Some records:
------------------------------

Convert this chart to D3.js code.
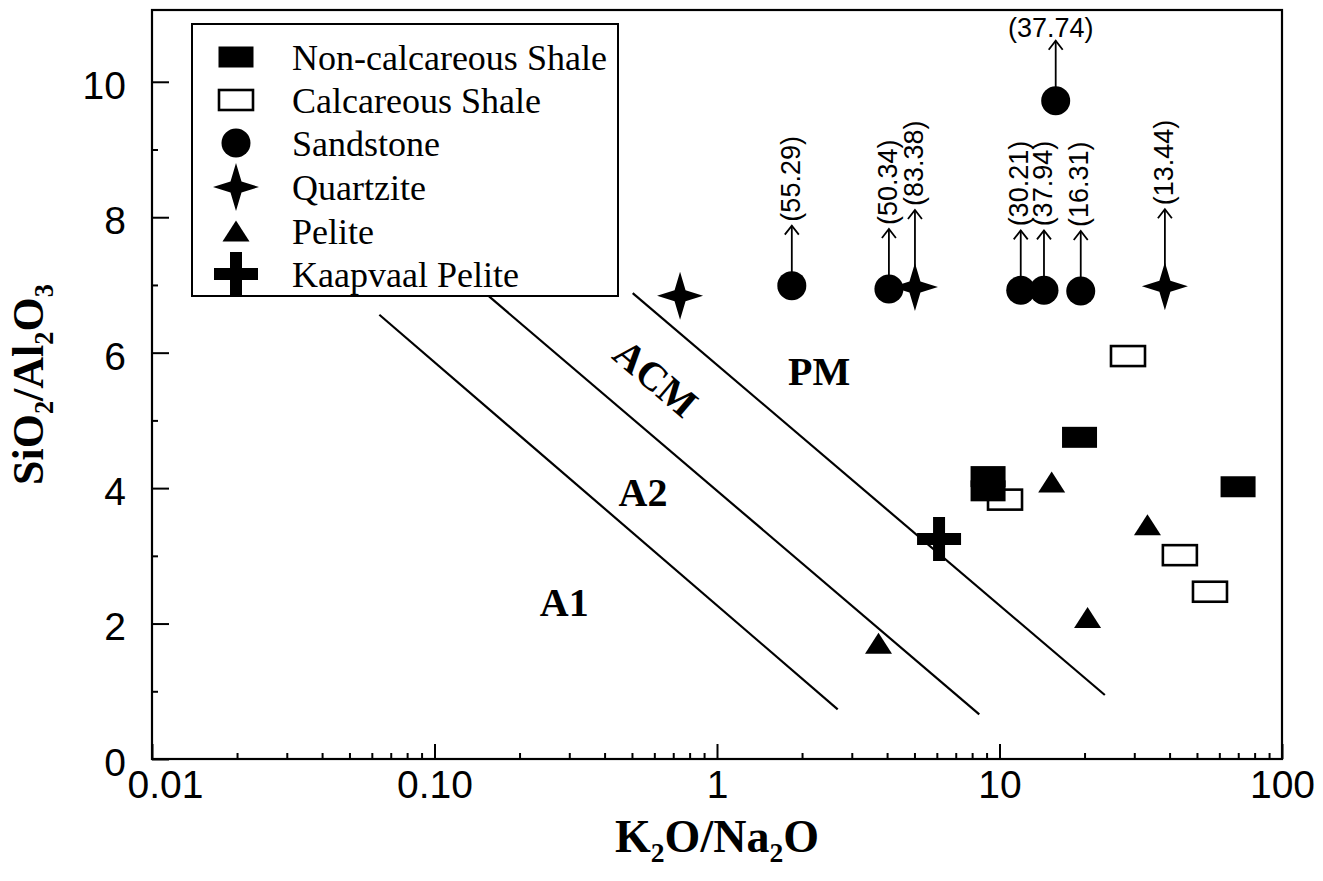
<!DOCTYPE html>
<html>
<head>
<meta charset="utf-8">
<script src="https://cdn.jsdelivr.net/npm/d3@7"></script>
<style>
  html, body { margin: 0; padding: 0; background: #fff; }
  svg { display: block; }
</style>
</head>
<body>
<svg id="chart" width="1323" height="881"></svg>
<script>
// ---- Data: K2O/Na2O (x, log) vs SiO2/Al2O3 (y) ----
const nonCalcareousShale = [[9.11, 4.17], [9.11, 3.96], [19.2, 4.75], [69.9, 4.02]];
const calcareousShale    = [[28.5, 5.95], [10.46, 3.83], [43.5, 3.01], [55.6, 2.47]];
const sandstone          = [[1.84, 6.99], [4.06, 6.94], [11.89, 6.92], [14.37, 6.92], [19.39, 6.91], [15.81, 9.72]];
const quartzite          = [[0.74, 6.84], [5.02, 6.97], [38.5, 6.98]];
const pelite             = [[3.73, 1.71], [15.3, 4.09], [33.4, 3.46], [20.5, 2.09]];
const kaapvaalPelite     = [[6.11, 3.25]];

// Off-scale SiO2/Al2O3 values written beside the arrows
const sandstoneLabels = ["(55.29)", "(50.34)", "(30.21)", "(37.94)", "(16.31)", "(37.74)"];
const quartziteLabels = [null, "(83.38)", "(13.44)"];

// Tectonic-setting boundary lines: [x1, y1, x2, y2]
const boundaries = [
  [0.0638, 6.56, 2.675, 0.734],
  [0.156, 6.83, 8.48, 0.66],
  [0.503, 6.88, 23.6, 0.945]
];
const fieldNames = ["A1", "A2", "ACM", "PM"];
const fieldCentres = [[0.288, 2.32], [0.547, 3.94], [0.608, 5.63], [2.30, 5.73]];

const xTickValues = [0.01, 0.1, 1, 10, 100];
const xTickLabels = ["0.01", "0.10", "1", "10", "100"];
const yTickValues = [0, 2, 4, 6, 8, 10];
const yTickLabels = ["0", "2", "4", "6", "8", "10"];
const yMinorTicks = [1, 3, 5, 7, 9];

const legendNames = ["Non-calcareous Shale", "Calcareous Shale", "Sandstone", "Quartzite", "Pelite", "Kaapvaal Pelite"];

// ---- Layout ----
const svg = d3.select("#chart");
const plotLeft = 152, plotRight = 1282, plotTop = 10, plotBottom = 759;
const x = d3.scaleLog().domain([0.01, 100]).range([plotLeft, plotRight]);
const y = d3.scaleLinear().domain([0, 11.06]).range([plotBottom, plotTop]);

const sans = "Arial, 'Liberation Sans', Helvetica, sans-serif";
const serif = "'Times New Roman', 'Liberation Serif', Times, serif";

// Marker shapes
function starPath(w, h, r) {
  return `M0,${-h} L${r},${-r} L${w},0 L${r},${r} L0,${h} L${-r},${r} L${-w},0 L${-r},${-r} Z`;
}
const markers = {
  filledRect: g => g.append("rect").attr("x", -17.5).attr("y", -10.5).attr("width", 35).attr("height", 21).attr("fill", "#000"),
  openRect: g => g.append("rect").attr("x", -17).attr("y", -10).attr("width", 34).attr("height", 20).attr("fill", "#fff").attr("stroke", "#000").attr("stroke-width", 2.6),
  circle: g => g.append("circle").attr("r", 14.5).attr("fill", "#000"),
  star: g => g.append("path").attr("d", starPath(23, 24, 5.5)).attr("fill", "#000"),
  triangle: g => g.append("path").attr("d", "M0,-10.5 L13.5,10.5 L-13.5,10.5 Z").attr("fill", "#000"),
  cross: g => g.append("path").attr("d", "M-6,-22 H6 V-6 H22 V6 H6 V22 H-6 V6 H-22 V-6 H-6 Z").attr("fill", "#000")
};

// ---- Axes (ticks point inward) ----
const xMinor = [];
[0.01, 0.1, 1, 10].forEach(d => { for (let k = 2; k <= 9; k++) xMinor.push(d * k); });

const gx = svg.append("g").attr("transform", `translate(0,${plotBottom})`)
  .call(d3.axisBottom(x).tickValues(xTickValues).tickSize(-15).tickPadding(11)
    .tickFormat((d, i) => xTickLabels[i]));
svg.append("g").attr("transform", `translate(0,${plotBottom})`)
  .call(d3.axisBottom(x).tickValues(xMinor).tickSize(-6).tickFormat(""));

const gy = svg.append("g").attr("transform", `translate(${plotLeft},0)`)
  .call(d3.axisLeft(y).tickValues(yTickValues).tickSize(-17).tickPadding(26)
    .tickFormat((d, i) => yTickLabels[i]));
svg.append("g").attr("transform", `translate(${plotLeft},0)`)
  .call(d3.axisLeft(y).tickValues(yMinorTicks).tickSize(-6).tickFormat(""));

svg.selectAll(".domain").remove();
svg.selectAll(".tick line").attr("stroke", "#000").attr("stroke-width", 2);
gx.selectAll("text").attr("font-family", sans).attr("font-size", 39).attr("fill", "#000")
  .attr("dx", (d, i) => i === 0 ? 13 : 0);   // keep the first label clear of the y-axis "0"
gy.selectAll("text").attr("font-family", sans).attr("font-size", 39).attr("fill", "#000").attr("dy", "0.42em");

// Frame
svg.append("rect").attr("x", plotLeft).attr("y", plotTop).attr("width", plotRight - plotLeft).attr("height", plotBottom - plotTop)
  .attr("fill", "none").attr("stroke", "#000").attr("stroke-width", 2.2);

// Axis titles with subscripts
function chemText(sel, parts, size) {
  parts.forEach(p => {
    if (p.sub) {
      sel.append("tspan").attr("font-size", size * 0.6).attr("dy", size * 0.22).text(p.t);
    } else {
      sel.append("tspan").attr("font-size", size).attr("dy", p.after ? -size * 0.22 : 0).text(p.t);
    }
  });
}
const xTitle = svg.append("text").attr("x", (plotLeft + plotRight) / 2).attr("y", 852)
  .attr("text-anchor", "middle").attr("font-family", serif).attr("font-weight", "bold");
chemText(xTitle, [{t: "K"}, {t: "2", sub: true}, {t: "O/Na", after: true}, {t: "2", sub: true}, {t: "O", after: true}], 46);

const yTitle = svg.append("text").attr("transform", `translate(43,${(plotTop + plotBottom) / 2}) rotate(-90)`)
  .attr("text-anchor", "middle").attr("font-family", serif).attr("font-weight", "bold");
chemText(yTitle, [{t: "SiO"}, {t: "2", sub: true}, {t: "/Al", after: true}, {t: "2", sub: true}, {t: "O", after: true}, {t: "3", sub: true}], 44);

// ---- Boundary lines ----
svg.append("g").selectAll("line").data(boundaries).join("line")
  .attr("x1", d => x(d[0])).attr("y1", d => y(d[1]))
  .attr("x2", d => x(d[2])).attr("y2", d => y(d[3]))
  .attr("stroke", "#000").attr("stroke-width", 2.2);

// Field names
const slope = Math.atan2(y(boundaries[2][3]) - y(boundaries[2][1]), x(boundaries[2][2]) - x(boundaries[2][0])) * 180 / Math.PI;
svg.append("g").selectAll("text").data(fieldNames).join("text")
  .attr("transform", (d, i) => `translate(${x(fieldCentres[i][0])},${y(fieldCentres[i][1])})` + (d === "ACM" ? ` rotate(${slope})` : ""))
  .attr("text-anchor", "middle").attr("dy", "0.35em")
  .attr("font-family", serif).attr("font-weight", "bold").attr("font-size", 40)
  .text(d => d);

// ---- Samples ----
function plotSeries(data, shape) {
  const g = svg.append("g");
  data.forEach(d => {
    const m = g.append("g").attr("transform", `translate(${x(d[0])},${y(d[1])})`);
    markers[shape](m);
  });
}

// Arrows with off-scale values
function arrowNotes(data, labels, reach) {
  const g = svg.append("g").attr("stroke", "#000").attr("stroke-width", 1.8).attr("fill", "none");
  data.forEach((d, i) => {
    const t = labels[i];
    if (!t) return;
    const px = x(d[0]), py = y(d[1]);
    const tipY = py - reach;
    g.append("line").attr("x1", px).attr("y1", py).attr("x2", px).attr("y2", tipY);
    g.append("path").attr("d", `M${px - 7},${tipY + 9} L${px},${tipY} L${px + 7},${tipY + 9}`);
    if (d[1] > 9) {
      svg.append("text").attr("x", px - 5).attr("y", tipY - 4)
        .attr("text-anchor", "middle").attr("font-family", sans).attr("font-size", 27).text(t);
    } else {
      svg.append("text").attr("transform", `translate(${px - 2},${tipY - 4}) rotate(-90)`)
        .attr("text-anchor", "start").attr("dy", "0.36em")
        .attr("font-family", sans).attr("font-size", 27).text(t);
    }
  });
}

plotSeries(sandstone, "circle");
plotSeries(quartzite, "star");
arrowNotes(sandstone, sandstoneLabels, 60);
arrowNotes(quartzite, quartziteLabels, 77);
plotSeries(calcareousShale, "openRect");
plotSeries(nonCalcareousShale, "filledRect");
plotSeries(pelite, "triangle");
plotSeries(kaapvaalPelite, "cross");

// ---- Legend ----
const legend = svg.append("g");
legend.append("rect").attr("x", 192).attr("y", 24).attr("width", 426).attr("height", 272)
  .attr("fill", "#fff").attr("stroke", "#000").attr("stroke-width", 2);
const legendShapes = ["filledRect", "openRect", "circle", "star", "triangle", "cross"];
const legendRowY = [57, 100, 143, 187, 231, 274];
legendNames.forEach((name, i) => {
  const m = legend.append("g").attr("transform", `translate(236,${legendRowY[i]})`);
  markers[legendShapes[i]](m);
  legend.append("text").attr("x", 292).attr("y", legendRowY[i]).attr("dy", "0.36em")
    .attr("font-family", serif).attr("font-size", 36).text(name);
});
</script>
</body>
</html>
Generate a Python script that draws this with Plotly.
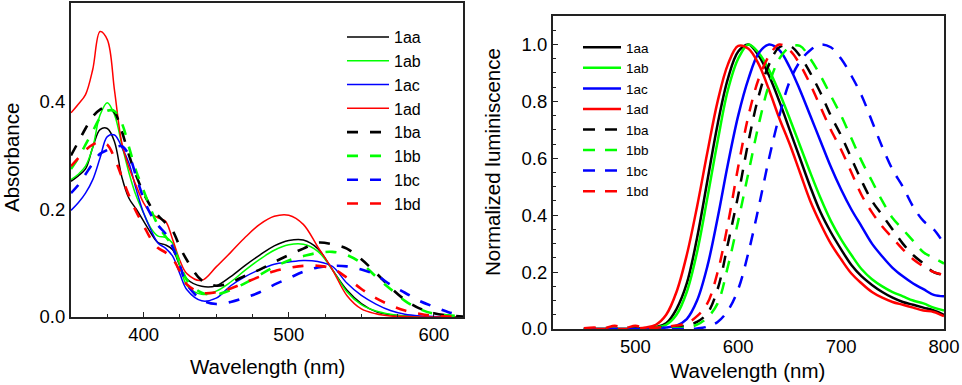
import plotly.graph_objects as go

# absorption spectra (left panel)
ab_wl = [350, 355, 360, 365, 370, 375, 380, 385, 390, 395, 400, 405, 410, 415, 420, 425, 430,
         440, 450, 460, 470, 480, 490, 500, 510, 520, 530, 540, 550, 560, 570, 580, 590, 600, 610, 620]
ab_1aa = [0.252, 0.262, 0.275, 0.315, 0.348, 0.350, 0.325, 0.260, 0.220, 0.200, 0.178, 0.156, 0.138, 0.134, 0.125, 0.095, 0.070,
          0.057, 0.058, 0.075, 0.096, 0.115, 0.132, 0.142, 0.143, 0.127, 0.088, 0.050, 0.025, 0.010, 0.004, 0.002, 0.001, 0.0, 0.0, 0.0]
ab_1ab = [0.255, 0.265, 0.280, 0.315, 0.375, 0.398, 0.375, 0.320, 0.267, 0.224, 0.193, 0.165, 0.150, 0.148, 0.137, 0.095, 0.058,
          0.042, 0.048, 0.065, 0.087, 0.107, 0.124, 0.134, 0.135, 0.122, 0.088, 0.047, 0.023, 0.011, 0.005, 0.002, 0.001, 0.0, 0.0, 0.0]
ab_1ac = [0.198, 0.212, 0.230, 0.255, 0.295, 0.335, 0.338, 0.315, 0.285, 0.236, 0.193, 0.162, 0.137, 0.128, 0.113, 0.080, 0.050,
          0.030, 0.035, 0.058, 0.075, 0.088, 0.098, 0.102, 0.105, 0.103, 0.094, 0.063, 0.040, 0.024, 0.012, 0.005, 0.002, 0.001, 0.0, 0.0]
ab_1ad = [0.379, 0.395, 0.413, 0.460, 0.530, 0.515, 0.420, 0.323, 0.277, 0.243, 0.212, 0.193, 0.184, 0.178, 0.144, 0.105, 0.080,
          0.068, 0.093, 0.120, 0.148, 0.172, 0.187, 0.189, 0.172, 0.130, 0.088, 0.040, 0.015, 0.006, 0.002, 0.001, 0.0, 0.0, 0.0, 0.0]
ab_1ba = [0.300, 0.325, 0.350, 0.372, 0.385, 0.390, 0.380, 0.345, 0.300, 0.262, 0.230, 0.205, 0.188, 0.175, 0.160, 0.130, 0.105,
          0.068, 0.058, 0.064, 0.077, 0.088, 0.102, 0.115, 0.127, 0.138, 0.135, 0.127, 0.107, 0.082, 0.055, 0.032, 0.016, 0.007, 0.003, 0.001]
ab_1bb = [0.275, 0.295, 0.320, 0.345, 0.370, 0.383, 0.382, 0.360, 0.315, 0.270, 0.235, 0.200, 0.170, 0.150, 0.132, 0.100, 0.068,
          0.045, 0.042, 0.050, 0.063, 0.078, 0.093, 0.105, 0.113, 0.119, 0.121, 0.115, 0.100, 0.075, 0.052, 0.030, 0.015, 0.006, 0.003, 0.001]
ab_1bc = [0.230, 0.245, 0.265, 0.285, 0.303, 0.310, 0.315, 0.317, 0.300, 0.260, 0.220, 0.190, 0.170, 0.155, 0.130, 0.095, 0.060,
          0.032, 0.024, 0.028, 0.036, 0.046, 0.060, 0.072, 0.084, 0.092, 0.095, 0.094, 0.088, 0.078, 0.060, 0.045, 0.030, 0.019, 0.009, 0.003]
ab_1bd = [0.280, 0.295, 0.310, 0.320, 0.325, 0.320, 0.295, 0.260, 0.225, 0.195, 0.170, 0.145, 0.128, 0.120, 0.108, 0.085, 0.060,
          0.045, 0.046, 0.053, 0.064, 0.075, 0.085, 0.091, 0.095, 0.095, 0.090, 0.073, 0.052, 0.035, 0.022, 0.012, 0.006, 0.002, 0.001, 0.0]

# normalized emission spectra (right panel)
em_wl = [450, 460, 470, 480, 490, 500, 510, 520, 530, 540, 550, 560, 570, 580, 590, 600, 610, 620,
         630, 640, 650, 660, 670, 680, 690, 700, 710, 720, 730, 740, 750, 760, 770, 780, 790, 800]
em_1aa = [0, 0, 0, 0, 0, 0.001, 0.003, 0.007, 0.02, 0.07, 0.16, 0.32, 0.52, 0.72, 0.88, 0.975, 1.0, 0.96,
          0.89, 0.80, 0.70, 0.60, 0.50, 0.41, 0.34, 0.28, 0.225, 0.185, 0.155, 0.13, 0.11, 0.095, 0.085, 0.075, 0.065, 0.05]
em_1ab = [0, 0, 0, 0, 0, 0, 0.002, 0.005, 0.015, 0.05, 0.13, 0.27, 0.46, 0.66, 0.84, 0.95, 1.0, 0.97,
          0.91, 0.83, 0.74, 0.645, 0.55, 0.46, 0.38, 0.315, 0.26, 0.21, 0.175, 0.15, 0.13, 0.115, 0.10, 0.09, 0.075, 0.065]
em_1ac = [0, 0, 0, 0, 0, 0, 0, 0.002, 0.005, 0.012, 0.035, 0.10, 0.22, 0.39, 0.58, 0.75, 0.88, 0.97,
          1.0, 0.98, 0.92, 0.84, 0.75, 0.66, 0.57, 0.49, 0.42, 0.36, 0.30, 0.255, 0.215, 0.185, 0.16, 0.14, 0.12, 0.115]
em_1ad = [0, 0, 0, 0, 0, 0.002, 0.005, 0.015, 0.05, 0.13, 0.26, 0.43, 0.62, 0.80, 0.93, 0.995, 0.985, 0.93,
          0.84, 0.74, 0.65, 0.55, 0.45, 0.37, 0.30, 0.245, 0.195, 0.16, 0.13, 0.11, 0.095, 0.085, 0.075, 0.065, 0.06, 0.045]
em_1ba = [0, 0, 0, 0, 0, 0.002, 0.002, 0.003, 0.005, 0.008, 0.012, 0.025, 0.055, 0.14, 0.30, 0.47, 0.66, 0.82,
          0.93, 0.99, 0.995, 0.96, 0.90, 0.83, 0.75, 0.68, 0.60, 0.52, 0.45, 0.40, 0.35, 0.30, 0.26, 0.23, 0.20, 0.19]
em_1bb = [0, 0, 0, 0, 0, 0, 0, 0.001, 0.002, 0.003, 0.006, 0.015, 0.04, 0.09, 0.22, 0.38, 0.55, 0.72,
          0.86, 0.95, 0.99, 0.995, 0.95, 0.89, 0.82, 0.75, 0.67, 0.59, 0.52, 0.45, 0.39, 0.35, 0.31, 0.27, 0.25, 0.23]
em_1bc = [0, 0, 0, 0, 0, 0, 0, 0, 0, 0, 0, 0.002, 0.008, 0.025, 0.065, 0.14, 0.27, 0.43,
          0.60, 0.75, 0.87, 0.94, 0.98, 1.0, 0.99, 0.95, 0.89, 0.82, 0.73, 0.64, 0.56, 0.50, 0.43, 0.38, 0.35, 0.30]
em_1bd = [0.003, 0.005, 0.003, 0.011, 0.004, 0.011, 0.003, 0.004, 0.008, 0.012, 0.02, 0.045, 0.09, 0.20, 0.37, 0.57, 0.75, 0.88,
          0.96, 1.0, 0.98, 0.93, 0.86, 0.78, 0.70, 0.63, 0.55, 0.47, 0.41, 0.36, 0.32, 0.28, 0.245, 0.22, 0.20, 0.19]

names = ["1aa", "1ab", "1ac", "1ad", "1ba", "1bb", "1bc", "1bd"]
colors = ["#000000", "#00ff00", "#0000ff", "#ff0000"] * 2
ab_series = [ab_1aa, ab_1ab, ab_1ac, ab_1ad, ab_1ba, ab_1bb, ab_1bc, ab_1bd]
em_series = [em_1aa, em_1ab, em_1ac, em_1ad, em_1ba, em_1bb, em_1bc, em_1bd]

FONT = "Liberation Sans, Arial, sans-serif"
W, H = 962, 385

fig = go.Figure()

for i, (nm, ys) in enumerate(zip(names, ab_series)):
    dashed = i >= 4
    fig.add_trace(go.Scatter(
        x=ab_wl, y=ys, mode="lines", name=nm, legend="legend",
        line=dict(color=colors[i], width=2.6 if dashed else 1.5,
                  dash="11px,12px" if dashed else "solid", shape="spline"),
        xaxis="x", yaxis="y"
    ))

for i, (nm, ys) in enumerate(zip(names, em_series)):
    dashed = i >= 4
    fig.add_trace(go.Scatter(
        x=em_wl, y=ys, mode="lines", name=nm, legend="legend2",
        line=dict(color=colors[i], width=2.5,
                  dash="12px,10px" if dashed else "solid", shape="spline"),
        xaxis="x2", yaxis="y2"
    ))

axis_common = dict(showline=True, mirror=True, linecolor="#222", linewidth=2,
                   showgrid=False, zeroline=False, automargin=False,
                   tickfont=dict(family=FONT, size=18.5, color="#000"))

# plot areas in pixels: left 71-463 x 3-317, right 553-944 x 16-329
fig.update_layout(
    width=W, height=H,
    margin=dict(l=0, r=0, t=0, b=0),
    paper_bgcolor="white", plot_bgcolor="white",
    font=dict(family=FONT, color="#000"),
    xaxis=dict(domain=[71 / W, 463 / W], range=[350, 620], anchor="y",
               tickvals=[400, 500, 600], ticks="inside", ticklen=5, tickcolor="#222",
               minor=dict(dtick=25, tick0=350, ticks="inside", ticklen=3, tickcolor="#222"),
               **axis_common),
    yaxis=dict(domain=[1 - 317 / H, 1 - 3 / H], range=[0, 0.583], anchor="x",
               tickvals=[0, 0.2, 0.4], ticktext=["0.0", "0.2", "0.4"], ticks="",
               **axis_common),
    xaxis2=dict(domain=[553 / W, 944 / W], range=[420, 800], anchor="y2",
                tickvals=[500, 600, 700, 800], ticks="",
                **axis_common),
    yaxis2=dict(domain=[1 - 329 / H, 1 - 16 / H], range=[0, 1.1], anchor="x2",
                tickvals=[0, 0.2, 0.4, 0.6, 0.8, 1.0],
                ticktext=["0.0", "0.2", "0.4", "0.6", "0.8", "1.0"],
                ticks="inside", ticklen=5, tickcolor="#222",
                minor=dict(dtick=0.05, ticks="inside", ticklen=3, tickcolor="#222"),
                **axis_common),
    legend=dict(x=342 / W, y=1 - 20 / H, xanchor="left", yanchor="top",
                bgcolor="rgba(0,0,0,0)", borderwidth=0, itemwidth=42,
                font=dict(family=FONT, size=16, color="#000"), tracegroupgap=0),
    legend2=dict(x=578 / W, y=1 - 32 / H, xanchor="left", yanchor="top",
                 bgcolor="rgba(0,0,0,0)", borderwidth=0, itemwidth=38,
                 font=dict(family=FONT, size=13.5, color="#000"), tracegroupgap=0),
    showlegend=True,
    annotations=[
        dict(text="Absorbance", x=11 / W, y=1 - 158 / H, xref="paper", yref="paper",
             textangle=-90, showarrow=False, font=dict(family=FONT, size=20.5),
             xanchor="center", yanchor="middle"),
        dict(text="Wavelength (nm)", x=267 / W, y=1 - 366 / H, xref="paper", yref="paper",
             showarrow=False, font=dict(family=FONT, size=20.5),
             xanchor="center", yanchor="middle"),
        dict(text="Normalized luminiscence", x=493 / W, y=1 - 162 / H, xref="paper", yref="paper",
             textangle=-90, showarrow=False, font=dict(family=FONT, size=20.5),
             xanchor="center", yanchor="middle"),
        dict(text="Wavelength (nm)", x=747 / W, y=1 - 370 / H, xref="paper", yref="paper",
             showarrow=False, font=dict(family=FONT, size=20.5),
             xanchor="center", yanchor="middle"),
    ],
)

fig.write_html("out.html", config={"displayModeBar": False},
               post_script="document.body.style.margin='0';")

------------------------------

What is needed: Copy exactly the part of the material above that opens with the line containing "Generate a Python" and closes with the line containing "import plotly.graph_objects as go", ends included. Drop the images.

The output:
Generate a Python script that draws this with Plotly.
import plotly.graph_objects as go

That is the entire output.